Got started the last few weeks putting up a few things from the garden -- Pickles ( only dill so far ), peppers, tomatoes, and three kinds of jelly -- Raspberry, Dewberry, and loquat. I think my raspberry plants really liked the cold weather this year - 1st time in 3 years I had enough of them to make jelly out of.. Peach trees are loaded -- guess that will be next.


----------



## Tate (Aug 25, 2005)

Looks great! Good job.

Tate


----------



## w_r_ranch (Jan 14, 2005)

Outstanding!!!

We're finally done here... Just waiting on the figs for preserves... 

3 gallons of salsa
18 gallons of whole tomatoes
18 gallons of spaghetti sauce
1 gallon of japs (w/onions & carrots).
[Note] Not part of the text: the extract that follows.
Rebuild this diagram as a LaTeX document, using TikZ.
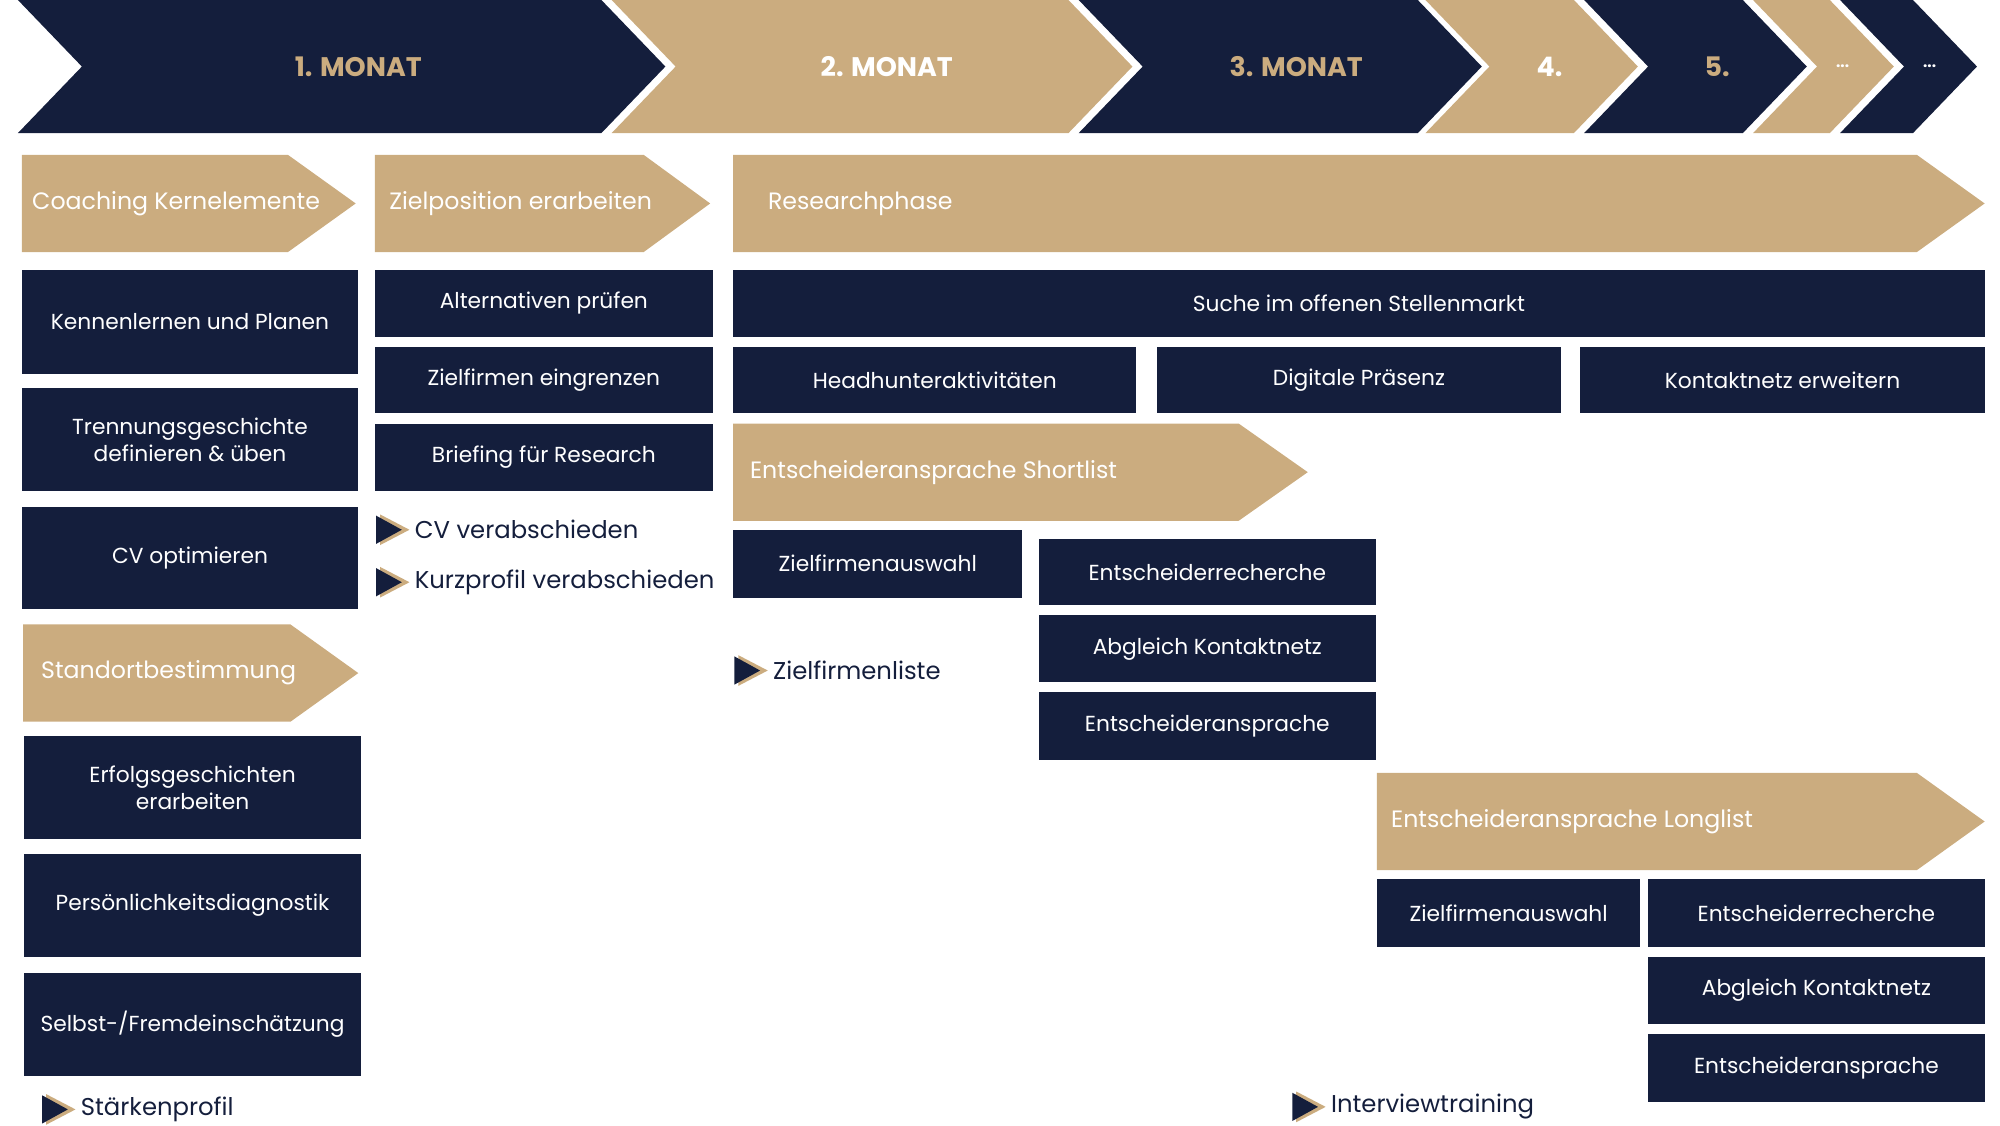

Did a cold pack on these as I like them crisp.

Also froze a bumper amount of strawberries & blackberries.


----------



## SwampRat (Jul 30, 2004)

That is beautiful...We've put up 24pts of salsa, 10 qts of pickles...more to go.

SR!


----------



## Tate (Aug 25, 2005)

w_r_ranch said:


> Outstanding!!!
> 
> We're finally done here... Just waiting on the figs for preserves...
> 
> ...


WR,

Do you have a recipe on how you cold packed those japs? I would like to try that.

thanks,
Tate


----------



## w_r_ranch (Jan 14, 2005)

PM me an email address & I shoot it over to you. I have it in a PDF and apparently that is an unallowed filetype on 2Cool...


----------



## Little-bit (Oct 19, 2005)

Cool. I wish I could grow a garden. My dang soil is black gumbo and hard as heck to grow anything in. I put a whole truck load of garden soil in it this year but it didnt help. Frustrating to say the least.


----------



## Tate (Aug 25, 2005)

Little-bit said:


> Cool. I wish I could grow a garden. My dang soil is black gumbo and hard as heck to grow anything in. I put a whole truck load of garden soil in it this year but it didnt help. Frustrating to say the least.


If you don't have a compost bin, make one and just start adding compost to your garden area. Or you can just pile up old leaves, vegetable scraps, coffee grounds, grass clipping, horse manure, etc. in your garden area and let it decay. Over time, you should have some decent soil to work with. If you can get a truck load of compost to jump start that will help. Good luck.

Tate


----------



## w_r_ranch (Jan 14, 2005)

It should be in your mailbox Tate.


----------



## Meadowlark (Jul 19, 2008)

That's just an outstanding picture. I admire your work. I've never heard of anyone being successful with raspberries in our climate....green star to you

We've been making plum jelly this week and will start on the crowder peas next week. Then the okra should and watermellons should be ready...and they will be consumed fresh.


----------



## Ibtsoom (Jun 2, 2009)

Meadowlark said:


> That's just an outstanding picture. I admire your work. I've never heard of anyone being successful with raspberries in our climate....green star to you
> 
> We've been making plum jelly this week and will start on the crowder peas next week. Then the okra should and watermellons should be ready...and they will be consumed fresh.


Had really good luck with the berries this year -- not sure whether it was all of the cold weather last winter or what. Normally we only get enough for the kids to eat but there were lots more this year.

Thanks for all the compliments everyone! Picked enough cukes and tomatoes today for quite a few more jars. Back to work!


----------